Ecological Indicators (Oct 2024)
An improved hydraulic method for calculating ecological flow considering the changes of rainfall and temperature within a year
Abstract
Ecological flow (Hereinafter referred to as EF) is vital for sustaining the health of aquatic ecosystems, whereas fluctuations in rainfall and temperature markedly influence the water needs of riverine aquatic organisms. However, traditional hydrological methods for calculating EF provide a single, fixed EF value throughout the year or for specific periods (such as the flood season or non-flood season), neglecting the dynamic effects of these environmental variables on flow requirements. Building on regression analyses of rainfall and temperature, this study proposes an improved hydraulic method (Hereinafter referred to as IHM) that integrates both rainfall and temperature effects. Utilizing the three cascade hydropower plants on the mainstream of the Liuxi River in Guangdong Province, China, as case studies, the proposed method expands upon traditional hydraulic methods by establishing a relationship between river hydraulic parameters and flow, and employing the ecological suitability thresholds of indicator species as constraints to calculate the EF solution sets for the three hydropower plants. By fitting functions to the basin’s rainfall and temperature data, linear interpolation was applied to distribute the EF solution sets across 12 months within a year. The IHM is subsequently compared and validated with the evaluation standards of the traditional method.

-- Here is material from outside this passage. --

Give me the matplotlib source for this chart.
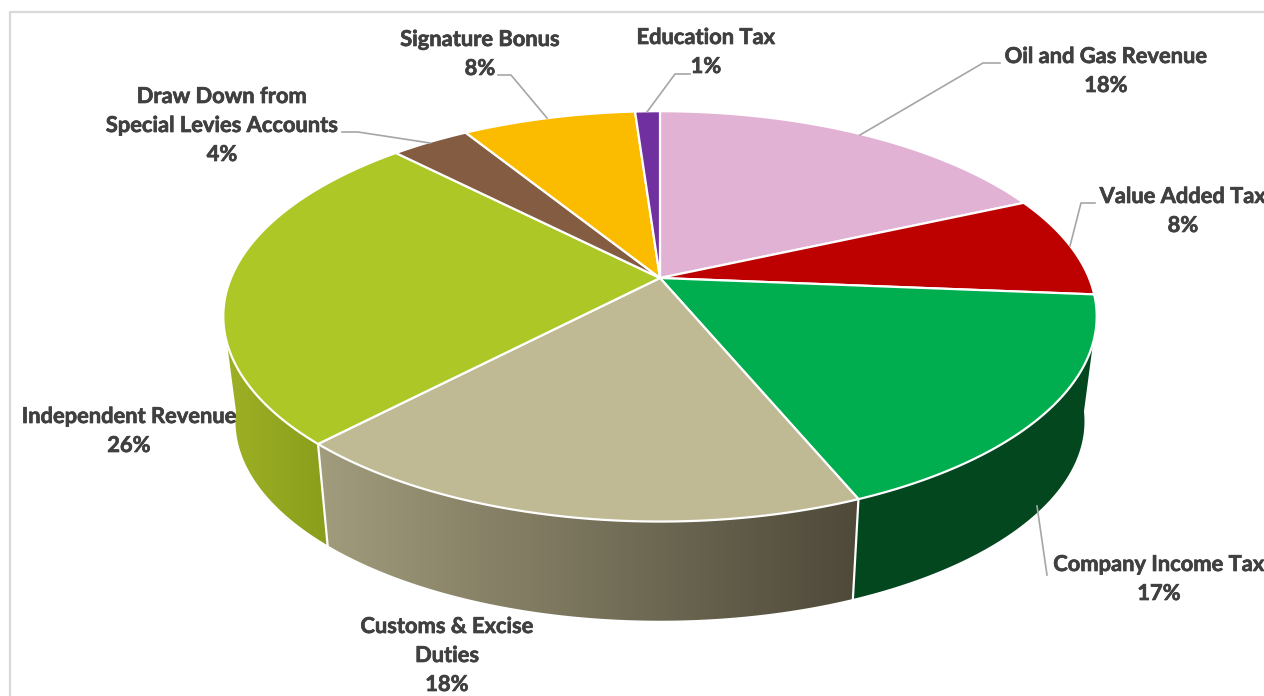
import matplotlib
matplotlib.use("Agg")
import matplotlib.pyplot as plt
import matplotlib.patheffects as pe
import numpy as np
from matplotlib.colors import LinearSegmentedColormap
from matplotlib.patches import Polygon

categories = ["Oil and Gas Revenue", "Value Added Tax", "Company Income Tax",
              "Customs & Excise\nDuties", "Independent Revenue",
              "Draw Down from\nSpecial Levies Accounts", "Signature Bonus", "Education Tax"]
shares = [18.3, 8.0, 17.45, 18.35, 25.6, 3.5, 7.7, 1.1]
top_colors = ["#e2b2d4", "#bd0000", "#00ae4f", "#bfb994", "#adc726", "#835c41", "#fbbc00", "#7030a0"]
wall_left = ["#e2b2d4", "#8c0000", "#03471f", "#a19c7c", "#9db024", "#835c41", "#fbbc00", "#7030a0"]
wall_right = ["#e2b2d4", "#8c0000", "#03471f", "#4e4939", "#8a9e1c", "#835c41", "#fbbc00", "#7030a0"]

# label centre x, first line baseline y, leader polyline (pixels)
label_x = [1106, 1183, 1159, 447, 129, 222, 480, 706]
label_y = [63, 203, 571, 633, 423, 103, 46, 44]
leaders = [
    [(1000, 63), (983, 63), (860, 135)],
    [(1095, 203), (1081, 203), (1070, 246)],
    [(1047, 575), (1037, 506)],
    None,
    None,
    [(342, 132), (358, 132), (430, 143)],
    [(498, 75), (511, 75), (547, 118)],
    [(690, 74), (675, 74), (647, 112)],
]

CX, CY = 660, 278
A, B, K = 429, 198, 0.187
WALL_DROP = 106
WALL_SCALE = 0.972
TEXT = "#404040"
LINE_H = 29


def project(theta, bottom=False):
    # perspective view of the unit disc, theta clockwise from 12 o'clock
    u, v = np.sin(theta), np.cos(theta)
    d = 1 + K * v
    x, y = A * u / d, -B * v / d
    if bottom:
        return CX + WALL_SCALE * x, CY + WALL_DROP + WALL_SCALE * y
    return CX + x, CY + y


fig = plt.figure(figsize=(12.64, 6.96), dpi=100)
ax = fig.add_axes([0, 0, 1, 1])
ax.set_xlim(0, 1264)
ax.set_ylim(696, 0)
ax.axis("off")

ax.plot([1264, 10, 10], [12, 12, 696], color="#d9d9d9", lw=1.6, zorder=1)

edges = np.radians(np.cumsum([0] + shares) * 3.6)

# side wall: the rim limits differ so the silhouette runs tangent to both discs
top_lo, top_hi = np.radians(108), np.radians(252)
bot_lo, bot_hi = np.radians(98), np.radians(262)
for i in range(len(shares)):
    if edges[i + 1] <= bot_lo or edges[i] >= bot_hi:
        continue
    t_top = np.linspace(max(edges[i], top_lo), min(edges[i + 1], top_hi), 120)
    t_bot = np.linspace(max(edges[i], bot_lo), min(edges[i + 1], bot_hi), 120)
    tx, ty = project(t_top)
    bx, by = project(t_bot, bottom=True)
    pts = np.column_stack([np.r_[tx, bx[::-1]], np.r_[ty, by[::-1]]])
    cmap = LinearSegmentedColormap.from_list(f"wall{i}", [wall_left[i], wall_right[i]])
    x0, x1 = pts[:, 0].min(), pts[:, 0].max()
    y0, y1 = pts[:, 1].min(), pts[:, 1].max()
    im = ax.imshow(np.linspace(0, 1, 256)[None, :], cmap=cmap, aspect="auto",
                   extent=[x0, x1, y1, y0], zorder=2)
    im.set_clip_path(Polygon(pts, transform=ax.transData))
    # white seam down the wall
    if bot_lo < edges[i] < bot_hi:
        sx, sy = project(edges[i])
        ex, ey = project(edges[i], bottom=True)
        ax.plot([sx, ex], [sy, ey], color="white", lw=1.6, zorder=3)
ax.set_xlim(0, 1264)
ax.set_ylim(696, 0)

# top face
for i in range(len(shares)):
    t = np.linspace(edges[i], edges[i + 1], 200)
    x, y = project(t)
    pts = np.column_stack([np.r_[CX, x], np.r_[CY, y]])
    ax.add_patch(Polygon(pts, closed=True, facecolor=top_colors[i], edgecolor="white",
                         lw=1.6, joinstyle="round", zorder=4))

heavier = [pe.withStroke(linewidth=0.5, foreground=TEXT)]
for i, name in enumerate(categories):
    text = f"{name}\n{shares[i]:.0f}%"
    for j, line in enumerate(text.split("\n")):
        ax.text(label_x[i], label_y[i] + j * LINE_H, line, ha="center", va="baseline",
                family="Lato", fontweight="bold", fontsize=15.75, color=TEXT,
                path_effects=heavier, zorder=6)
    if leaders[i]:
        xs, ys = zip(*leaders[i])
        ax.plot(xs, ys, color="#a6a6a6", lw=1.2, zorder=5)

fig.savefig("out.png", dpi=100, facecolor="white")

The results demonstrate that the monthly EFs by the IHM for the three cascaded hydropower plants address the constraints of fixed EFs by traditional hydraulic methods, offering more accurate and context-specific EFs for each month. The monthly EFs by the IHM also typically conform to the Tennant method’s 10 % standard (fair status) and, during certain months, reach the 40 % standard (good status), thereby effectively preserving the stability of the river’s aquatic environment. The IHM provides a robust technical foundation and theoretical framework for the accurate determination of EFs in riverine hydropower plants.